For Yating “Sherry” Zhang ’19, a chemistry major, Hobart and William Smith Colleges’ new certificate in Teaching English as a Foreign Language (TEFL) comes at an opportune time to expand her career horizons. While looking for summer jobs in Beijing, she found “a huge demand for English teachers at both for-profit and non-profit [organizations]…At the same time, the TEFL Certification Program came out. I thought this is perfect.”
Zhang, who speaks English and Mandarin and is learning German, is a student in “Education 336: Second Language Acquisition,” one of the courses required for the certificate.
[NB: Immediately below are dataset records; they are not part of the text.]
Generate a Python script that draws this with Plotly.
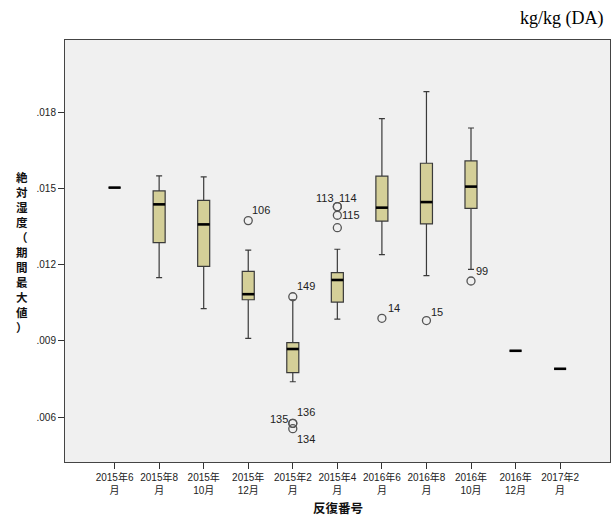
import plotly.graph_objects as go

# Visit periods (x categories) and their two-line tick labels
periods = ["2015年6月", "2015年8月", "2015年10月", "2015年12月", "2015年2月", "2015年4月",
           "2016年6月", "2016年8月", "2016年10月", "2016年12月", "2017年2月"]
tick_labels = ["2015年6<br>月", "2015年8<br>月", "2015年<br>10月", "2015年<br>12月", "2015年2<br>月",
               "2015年4<br>月", "2016年6<br>月", "2016年8<br>月", "2016年<br>10月", "2016年<br>12月",
               "2017年2<br>月"]

# Box statistics per period (absolute humidity, kg/kg DA)
lower_whisker = [0.01504, 0.01149, 0.01027, 0.00910, 0.00739, 0.00986, 0.01240, 0.01157, 0.01182, 0.00861, 0.00790]
q1 = [0.01504, 0.01287, 0.01194, 0.01062, 0.00775, 0.01053, 0.01372, 0.01361, 0.01422, 0.00861, 0.00790]
median = [0.01504, 0.01438, 0.01359, 0.01084, 0.00868, 0.01140, 0.01425, 0.01447, 0.01508, 0.00861, 0.00790]
q3 = [0.01504, 0.01491, 0.01454, 0.01174, 0.00893, 0.01169, 0.01549, 0.01600, 0.01609, 0.00861, 0.00790]
upper_whisker = [0.01504, 0.01550, 0.01546, 0.01258, 0.01062, 0.01261, 0.01776, 0.01882, 0.01739, 0.00861, 0.00790]

# Outliers: period index, value, case number
outlier_period = [3, 4, 4, 4, 4, 5, 5, 5, 5, 6, 7, 8]
outlier_value = [0.01374, 0.01074, 0.00575, 0.00575, 0.00554, 0.01429, 0.01429, 0.01395, 0.01346, 0.00989, 0.00980, 0.01136]
outlier_case = ["106", "149", "136", "135", "134", "113", "114", "115", "", "14", "15", "99"]

# Y tick values and labels
y_ticks = [0.006, 0.009, 0.012, 0.015, 0.018]
y_tick_text = [".006", ".009", ".012", ".015", ".018"]

# Case label placement around each circle: (xanchor, xshift, yshift)
label_place = [("left", 2, 11), ("left", 2, 11), ("left", 2, 11), ("right", -3, 4), ("left", 2, -10),
               ("center", -12, 9), ("center", 11, 9), ("left", 3, 0), ("left", 3, 0),
               ("left", 4, 10), ("left", 3, 9), ("left", 3, 10)]

FILL = "#D4CF98"
BG = "#F0F0F0"
TXT_FONT = "Liberation Sans, Arial, Noto Sans CJK JP"
CJK_FONT = "Noto Sans CJK JP, Liberation Sans"
BOX_W = 0.27

xs = list(range(len(periods)))

fig = go.Figure()

fig.add_trace(go.Box(
    x=xs, q1=q1, median=median, q3=q3,
    lowerfence=lower_whisker, upperfence=upper_whisker,
    width=BOX_W, whiskerwidth=0.5,
    fillcolor=FILL, line=dict(color="#3a3a3a", width=1.2),
    boxpoints=False, hoverinfo="skip", showlegend=False,
))

# Heavy median bars
mx, my = [], []
for i, m in zip(xs, median):
    mx += [i - BOX_W / 2, i + BOX_W / 2, None]
    my += [m, m, None]
fig.add_trace(go.Scatter(x=mx, y=my, mode="lines", line=dict(color="black", width=2.6),
                         hoverinfo="skip", showlegend=False))

# Outlier circles
fig.add_trace(go.Scatter(
    x=outlier_period, y=outlier_value, mode="markers",
    marker=dict(symbol="circle-open", size=8, color="#555555", line=dict(width=1.3)),
    hoverinfo="skip", showlegend=False,
))

for p, v, c, (anc, dx, dy) in zip(outlier_period, outlier_value, outlier_case, label_place):
    if not c:
        continue
    fig.add_annotation(x=p, y=v, xref="x", yref="y", text=c, showarrow=False,
                       xanchor=anc, yanchor="middle", xshift=dx, yshift=dy,
                       font=dict(family=TXT_FONT, size=11, color="#222222"))

# Vertical (stacked) y-axis title
y_title = "絶対湿度（期間最大値）"
fig.add_annotation(x=-0.079, y=0.498, xref="paper", yref="paper",
                   text="<b>" + "<br>".join(y_title) + "</b>", showarrow=False,
                   xanchor="center", yanchor="middle", align="center",
                   font=dict(family=CJK_FONT, size=11.5, color="#111111"))

# X-axis title
fig.add_annotation(x=0.5, y=-0.109, xref="paper", yref="paper", text="<b>反復番号</b>",
                   showarrow=False, xanchor="center", yanchor="middle",
                   font=dict(family=CJK_FONT, size=12.5, color="#111111"))

# Unit label
fig.add_annotation(x=0.993, y=1.052, xref="paper", yref="paper", text="kg/kg (DA)",
                   showarrow=False, xanchor="right", yanchor="middle",
                   font=dict(family="Liberation Serif, DejaVu Serif, serif", size=18, color="black"))

fig.update_layout(
    width=612, height=518,
    margin=dict(l=65, r=2, t=40, b=56),
    paper_bgcolor="white", plot_bgcolor=BG,
    showlegend=False,
    xaxis=dict(range=[-1.113, 11.12], tickmode="array", tickvals=xs, ticktext=tick_labels,
               ticks="outside", ticklen=6, tickcolor="#333333", tickwidth=1,
               showgrid=False, zeroline=False, showline=True, linecolor="#444444",
               linewidth=1, mirror=True,
               tickfont=dict(family=TXT_FONT, size=10, color="#222222")),
    yaxis=dict(range=[0.004227, 0.020857], tickmode="array", tickvals=y_ticks, ticktext=y_tick_text,
               ticks="outside", ticklen=6, tickcolor="#333333", tickwidth=1,
               showgrid=False, zeroline=False, showline=True, linecolor="#444444",
               linewidth=1, mirror=True,
               tickfont=dict(family=TXT_FONT, size=10, color="#222222")),
)

fig.write_html("out.html")
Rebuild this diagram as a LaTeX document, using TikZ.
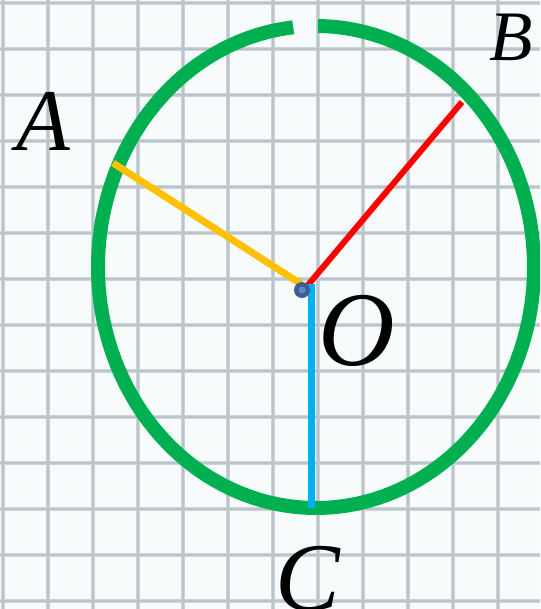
\documentclass[tikz,border=0pt]{standalone}
\usepackage{fontspec}
\setmainfont{Liberation Serif}
\definecolor{gridc}{RGB}{204,211,217}
\definecolor{gridd}{RGB}{188,196,203}
\definecolor{bgc}{RGB}{247,251,252}
\definecolor{ringc}{RGB}{0,176,80}
\definecolor{yelc}{RGB}{255,192,0}
\definecolor{redc}{RGB}{255,0,0}
\definecolor{bluc}{RGB}{0,176,240}
\definecolor{dotc}{RGB}{58,95,150}
\definecolor{dotin}{RGB}{95,135,190}
\tikzset{
  gridline/.style={draw=gridc,line width=4pt},
  gridcore/.style={draw=gridd,line width=1.6pt},
  ring/.style={draw=ringc,line width=14pt},
  radius line/.style={line width=7pt,line cap=butt},
  lbl/.style={inner sep=0pt,font=\itshape}
}
\begin{document}
\begin{tikzpicture}[x=1pt,y=-1pt]
\useasboundingbox (0,0) rectangle (540,609);
\fill[bgc] (0,0) rectangle (540,609);
\begin{scope}
\clip (0,0) rectangle (540,609);
\foreach \i in {0,...,12} \draw[gridline] ({3+45*\i},0) -- ({3+45*\i},609);
\foreach \j in {0,...,13} \draw[gridline] (0,{3+46*\j}) -- (540,{3+46*\j});
\foreach \i in {0,...,12} \draw[gridcore] ({3+45*\i},0) -- ({3+45*\i},609);
\foreach \j in {0,...,13} \draw[gridcore] (0,{3+46*\j}) -- (540,{3+46*\j});
\draw[ring] plot[domain=270.5:624,samples=240] ({316+218*cos(\x)},{267+241*sin(\x)});
\end{scope}
\coordinate (Apt) at (113,163);
\coordinate (Bpt) at (462,102);
\coordinate (Cpt) at (311,508);
\coordinate (Oy) at (301,284);
\coordinate (Or) at (308,285);
\coordinate (Ob) at (311,284);
\coordinate (Ocen) at (302,290);
\draw[radius line,draw=yelc] (Apt) -- (Oy);
\draw[radius line,draw=redc,line width=6pt] (Bpt) -- (Or);
\draw[radius line,draw=bluc] (Ob) -- (Cpt);
\fill[dotc] (Ocen) circle (8);
\fill[dotin] (Ocen) circle (3.5);
\node[lbl,font=\fontsize{88}{90}\selectfont\itshape] (A) at (43,121) {A};
\node[lbl,font=\fontsize{71}{73}\selectfont\itshape] (B) at (511,37) {B};
\node[lbl,font=\fontsize{106}{108}\selectfont\itshape] (O) at (357,331) {O};
\node[lbl,font=\fontsize{97}{99}\selectfont\itshape] (C) at (308,579) {C};
\end{tikzpicture}
\end{document}
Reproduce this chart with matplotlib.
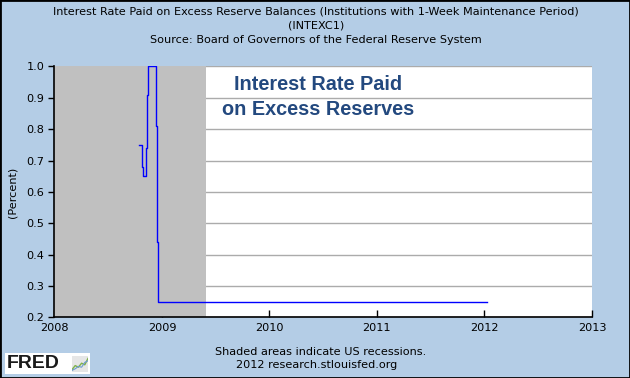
import numpy as np
import matplotlib
matplotlib.use('Agg')
import matplotlib.pyplot as plt
import matplotlib.dates as mdates
from matplotlib.patches import Rectangle
from datetime import datetime

# weekly-ish readings of INTEXC1 (percent)
dates = ['2008-10-15', '2008-10-24', '2008-10-26', '2008-10-30', '2008-11-08',
         '2008-11-12', '2008-11-15', '2008-12-11', '2008-12-15', '2008-12-19',
         '2012-01-11']
rates = [0.75, 0.73, 0.68, 0.65, 0.74, 0.91, 1.00, 0.81, 0.44, 0.25, 0.25]

recession_start = '2007-12-01'
recession_end = '2009-06-01'

years = [2008, 2009, 2010, 2011, 2012, 2013]
yticks = [0.2, 0.3, 0.4, 0.5, 0.6, 0.7, 0.8, 0.9, 1.0]

icon_x = [0, 1, 2, 3, 4, 5]
icon_green = [0.15, 0.4, 0.3, 0.55, 0.45, 0.85]
icon_blue = [0.1, 0.2, 0.35, 0.3, 0.6, 0.7]

BG = '#B4CDE6'
FS = 8.1
plt.rcParams['font.family'] = 'DejaVu Sans'

fig = plt.figure(figsize=(6.3, 3.78), dpi=100)
fig.patch.set_facecolor(BG)
ax = fig.add_axes([54.3 / 630, 1 - 317.3 / 378, (592 - 54.3) / 630, (317.3 - 66.5) / 378])
ax.set_facecolor('white')

x = [datetime.strptime(d, '%Y-%m-%d') for d in dates]
ax.axvspan(datetime.strptime(recession_start, '%Y-%m-%d'),
           datetime.strptime(recession_end, '%Y-%m-%d'),
           color='#C0C0C0', lw=0, zorder=1)
ax.plot(x, rates, color='#0000FF', lw=1.0, drawstyle='steps-post', zorder=3)

ax.set_xlim(datetime(2008, 1, 1), datetime(2013, 1, 1))
ax.set_ylim(0.2, 1.0)
ax.set_xticks([datetime(y, 1, 1) for y in years])
ax.xaxis.set_major_formatter(mdates.DateFormatter('%Y'))
ax.set_yticks(yticks)
ax.set_yticklabels(['%.1f' % v for v in yticks])
ax.grid(axis='y', color='#ABABAB', lw=1, zorder=0)
ax.set_axisbelow(True)

for s in ['top', 'right']:
    ax.spines[s].set_visible(False)
for s in ['left', 'bottom']:
    ax.spines[s].set_color('black')
    ax.spines[s].set_linewidth(1.2)
    ax.spines[s].set_zorder(4)
ax.tick_params(axis='x', direction='in', length=5, width=1, labelsize=FS, pad=4)
ax.tick_params(axis='y', direction='out', length=4, width=1, labelsize=FS, pad=3)
ax.set_ylabel('(Percent)', fontsize=FS)
ax.yaxis.set_label_coords(-0.068, 0.5)

ax.text(0.49, 0.965, 'Interest Rate Paid\non Excess Reserves', transform=ax.transAxes,
        ha='center', va='top', fontsize=14.3, fontweight='bold', color='#23497F',
        family='Liberation Sans', linespacing=1.39)

fig.text(316 / 630, 1 - 12 / 378,
         'Interest Rate Paid on Excess Reserve Balances (Institutions with 1-Week Maintenance Period)',
         ha='center', va='center', fontsize=FS)
fig.text(316 / 630, 1 - 26 / 378, '(INTEXC1)', ha='center', va='center', fontsize=FS)
fig.text(316 / 630, 1 - 40 / 378, 'Source: Board of Governors of the Federal Reserve System',
         ha='center', va='center', fontsize=FS)
fig.text(321 / 630, 1 - 352 / 378, 'Shaded areas indicate US recessions.',
         ha='center', va='center', fontsize=FS)
fig.text(317 / 630, 1 - 365 / 378, '2012 research.stlouisfed.org',
         ha='center', va='center', fontsize=FS)

# FRED logo
fig.patches.append(Rectangle((5 / 630, 1 - 374 / 378), 85 / 630, 21 / 378,
                             transform=fig.transFigure, facecolor='white', lw=0))
fig.text(7 / 630, 1 - 363.5 / 378, 'FRED', ha='left', va='center', fontsize=14,
         fontweight='bold', family='Liberation Sans', color='#1A1A1A')
icon = fig.add_axes([72 / 630, 1 - 372 / 378, 16 / 630, 16 / 378])
icon.set_zorder(5)
icon.set_facecolor('#E6E6E6')
icon.plot(icon_x, icon_green, color='#7FB24A', lw=1)
icon.plot(icon_x, icon_blue, color='#6C9AD0', lw=0.8)
icon.set_xlim(0, 5)
icon.set_ylim(0, 1)
icon.set_xticks([])
icon.set_yticks([])
for s in icon.spines.values():
    s.set_visible(False)

fig.patches.append(Rectangle((0, 0), 1, 1, transform=fig.transFigure,
                             fill=False, edgecolor='black', lw=2))

fig.savefig('out.png', dpi=100, facecolor=BG)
Seventeen languages are represented among students in the class, and all students have either lived abroad or plan to do so.
According to Assistant Professor of Education Audrey Roberson, who is teaching the course, “Our discussions about language acquisition theories are really rich because we’ve had exposure to these processes ourselves as teachers and students, in settings across the world.”
Hobart and William Smith number among the few liberal arts institutions in the nation to offer a TEFL Certificate, an entry-level credential that is required for many jobs teaching English abroad. The increasing global demand for English language learning has driven for-profit entities to offer certificates that, according to Roberson, may not be sound, and there is no accrediting organization governing them.
Roberson explains that HWS is now “among those institutions answering the call to design rigorous certificate programs that truly prepare students to be successful in overseas teaching settings. In the Education Department we want all students who pursue the Certificate to be more than just a ‘backpacker teacher,’ or one who sets out to teach abroad with a sense of adventure, but maybe lacks training in pedagogy and intercultural communication.”
In 2016, Roberson began researching best practices and working with colleagues in applied linguistics to develop the Colleges’ TEFL Certificate Program. That work resulted in a curriculum with three areas of critical focus for students: a foundation in English linguistics, study and application of language teaching methods, and an understanding of the connections between language and culture. The program also includes a practicum in which students work alongside an experienced teacher in an international English language teaching setting.
This six-course sequence is one that Scott MacPhail, Health Professions and Fellowships Advisor, anticipates “will be of significant interest to a number of current and prospective students interested in the Peace Corps, Fulbright programs and traveling internationally, as well as teaching and working abroad.” In effect, the coursework “draws on the breadth of our liberal arts curriculum,” says Roberson, who will direct the program. “Students choose an elective that addresses the intersection of language and culture, and there are many departments that offer interesting courses. It also may appeal to the 60 percent of our students who study abroad, which is why the practicum is designed to be completed in many different types of classrooms.”
The certificate program does not count as a major or minor, nor toward New York State teacher certification, and students of any major and minor may apply.
Associate Professor of Education Mary Kelly, who chairs the Education Department, anticipates that some students may combine the certificate with the new major in Educational Studies, to “develop insight through practical, hands-on experience in international education. Furthermore, several faculty members have experience teaching and conducting research abroad, and now we can help prepare students to do the same.”
Interested students can download the TEFL certificate declaration form and schedule a meeting with Roberson.
Building on the Colleges’ natonal ranking as No. 1 in study abroad, says Roberson, and the “impressive record of students being awarded Fulbright scholarships and being accepted to the Peace Corps, the foundation in linguistics, pedagogy and intercultural communication that a TEFL Certificate provides will only enhance our globally engaged focus.”
In the above photo, Emily Surprenant ’15 teaches English to primary and secondary school students in Kosovo where she is a Peace Corps Volunteer.